Goal — Set the lines down again exactly, first line through the line that contains "import plotly.graph_objects as go", with no pictures.

--- Raw data ---

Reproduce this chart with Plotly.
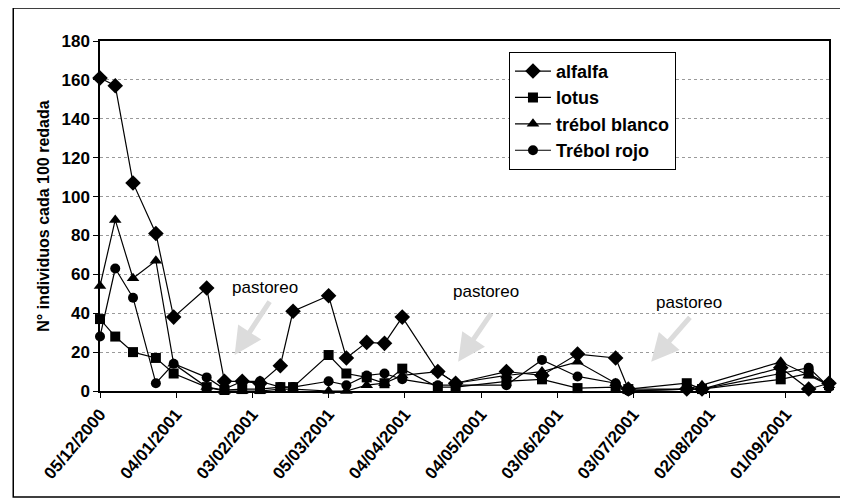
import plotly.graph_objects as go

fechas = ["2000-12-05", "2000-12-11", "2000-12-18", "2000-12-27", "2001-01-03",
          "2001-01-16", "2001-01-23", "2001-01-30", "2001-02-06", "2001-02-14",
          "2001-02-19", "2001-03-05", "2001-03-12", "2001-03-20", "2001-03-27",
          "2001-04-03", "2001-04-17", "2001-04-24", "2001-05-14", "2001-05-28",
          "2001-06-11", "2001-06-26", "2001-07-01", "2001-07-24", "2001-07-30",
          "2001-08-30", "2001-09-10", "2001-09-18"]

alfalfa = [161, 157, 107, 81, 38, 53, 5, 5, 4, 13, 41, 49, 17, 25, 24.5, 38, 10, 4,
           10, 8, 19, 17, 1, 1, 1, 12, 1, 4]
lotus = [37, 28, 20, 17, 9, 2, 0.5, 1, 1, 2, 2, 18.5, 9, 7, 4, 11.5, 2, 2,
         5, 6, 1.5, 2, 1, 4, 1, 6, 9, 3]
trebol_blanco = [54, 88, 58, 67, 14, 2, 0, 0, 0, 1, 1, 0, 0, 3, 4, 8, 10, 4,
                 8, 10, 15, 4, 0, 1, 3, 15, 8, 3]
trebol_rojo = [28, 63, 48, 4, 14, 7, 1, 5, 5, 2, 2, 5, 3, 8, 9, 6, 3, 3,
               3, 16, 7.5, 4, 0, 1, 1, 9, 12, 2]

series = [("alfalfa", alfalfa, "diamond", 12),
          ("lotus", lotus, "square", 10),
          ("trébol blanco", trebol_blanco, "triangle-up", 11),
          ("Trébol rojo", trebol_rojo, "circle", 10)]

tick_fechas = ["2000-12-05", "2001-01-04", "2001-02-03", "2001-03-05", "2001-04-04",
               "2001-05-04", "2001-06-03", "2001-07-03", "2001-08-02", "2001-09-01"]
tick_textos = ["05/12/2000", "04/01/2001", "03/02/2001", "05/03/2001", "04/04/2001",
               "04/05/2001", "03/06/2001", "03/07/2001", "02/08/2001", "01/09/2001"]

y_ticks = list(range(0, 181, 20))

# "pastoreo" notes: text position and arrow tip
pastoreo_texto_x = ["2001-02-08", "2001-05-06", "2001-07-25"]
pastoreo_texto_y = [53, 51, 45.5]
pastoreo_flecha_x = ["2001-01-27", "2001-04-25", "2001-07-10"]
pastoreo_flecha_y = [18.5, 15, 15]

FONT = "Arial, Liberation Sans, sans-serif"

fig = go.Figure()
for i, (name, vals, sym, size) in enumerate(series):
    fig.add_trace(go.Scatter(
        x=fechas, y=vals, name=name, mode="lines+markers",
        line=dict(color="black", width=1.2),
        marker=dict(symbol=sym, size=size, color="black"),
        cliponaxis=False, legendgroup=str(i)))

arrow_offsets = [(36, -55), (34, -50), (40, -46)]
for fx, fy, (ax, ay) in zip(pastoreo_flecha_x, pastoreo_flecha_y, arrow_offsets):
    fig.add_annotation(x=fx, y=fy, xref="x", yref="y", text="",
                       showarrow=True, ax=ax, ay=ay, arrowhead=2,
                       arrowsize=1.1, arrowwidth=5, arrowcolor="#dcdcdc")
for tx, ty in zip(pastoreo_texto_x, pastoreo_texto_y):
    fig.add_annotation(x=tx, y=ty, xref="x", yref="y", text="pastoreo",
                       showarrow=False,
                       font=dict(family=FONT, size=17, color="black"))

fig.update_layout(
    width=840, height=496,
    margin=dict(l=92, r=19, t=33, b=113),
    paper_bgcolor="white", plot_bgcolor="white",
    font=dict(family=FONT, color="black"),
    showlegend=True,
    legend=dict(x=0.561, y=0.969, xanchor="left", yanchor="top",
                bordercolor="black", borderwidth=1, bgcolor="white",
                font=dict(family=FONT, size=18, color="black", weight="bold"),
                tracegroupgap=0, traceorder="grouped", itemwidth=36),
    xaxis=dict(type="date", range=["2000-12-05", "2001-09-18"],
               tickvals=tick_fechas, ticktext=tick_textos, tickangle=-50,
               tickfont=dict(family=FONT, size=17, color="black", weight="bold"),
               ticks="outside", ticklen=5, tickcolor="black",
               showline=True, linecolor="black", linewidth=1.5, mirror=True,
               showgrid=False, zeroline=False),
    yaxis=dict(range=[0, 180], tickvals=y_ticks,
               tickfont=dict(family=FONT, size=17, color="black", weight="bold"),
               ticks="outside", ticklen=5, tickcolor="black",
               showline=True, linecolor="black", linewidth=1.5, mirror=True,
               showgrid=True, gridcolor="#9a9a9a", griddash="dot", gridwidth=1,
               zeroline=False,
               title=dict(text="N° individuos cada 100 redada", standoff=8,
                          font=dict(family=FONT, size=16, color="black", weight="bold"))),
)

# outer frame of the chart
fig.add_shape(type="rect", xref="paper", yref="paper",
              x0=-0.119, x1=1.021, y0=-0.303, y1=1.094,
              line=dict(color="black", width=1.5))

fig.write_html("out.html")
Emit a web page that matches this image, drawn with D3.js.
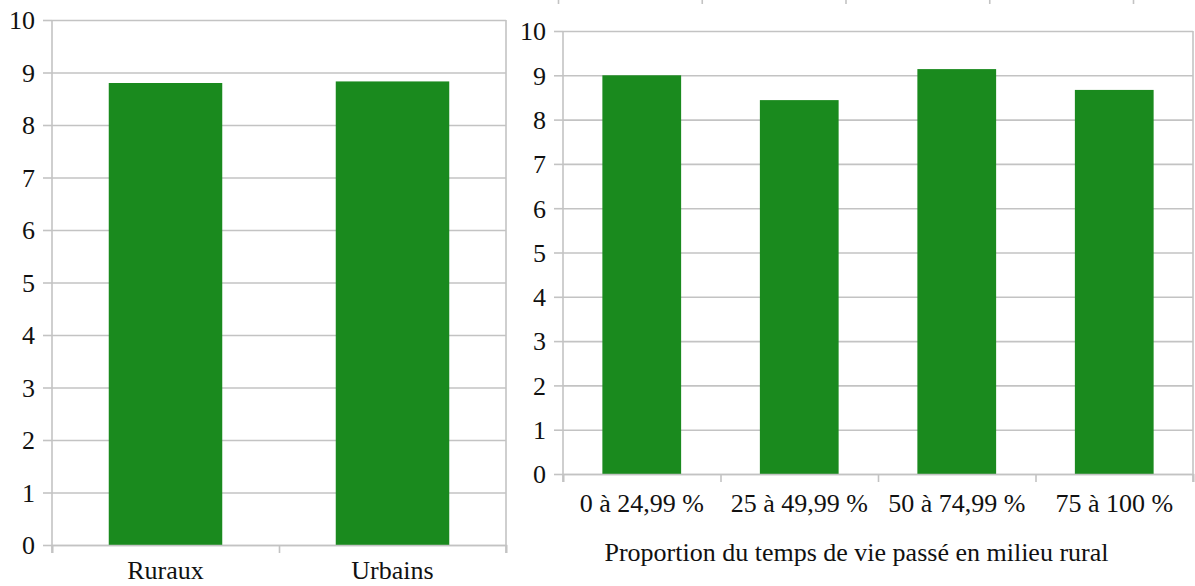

---

Output for this task —
Reproduce this chart with Plotly.
import plotly.graph_objects as go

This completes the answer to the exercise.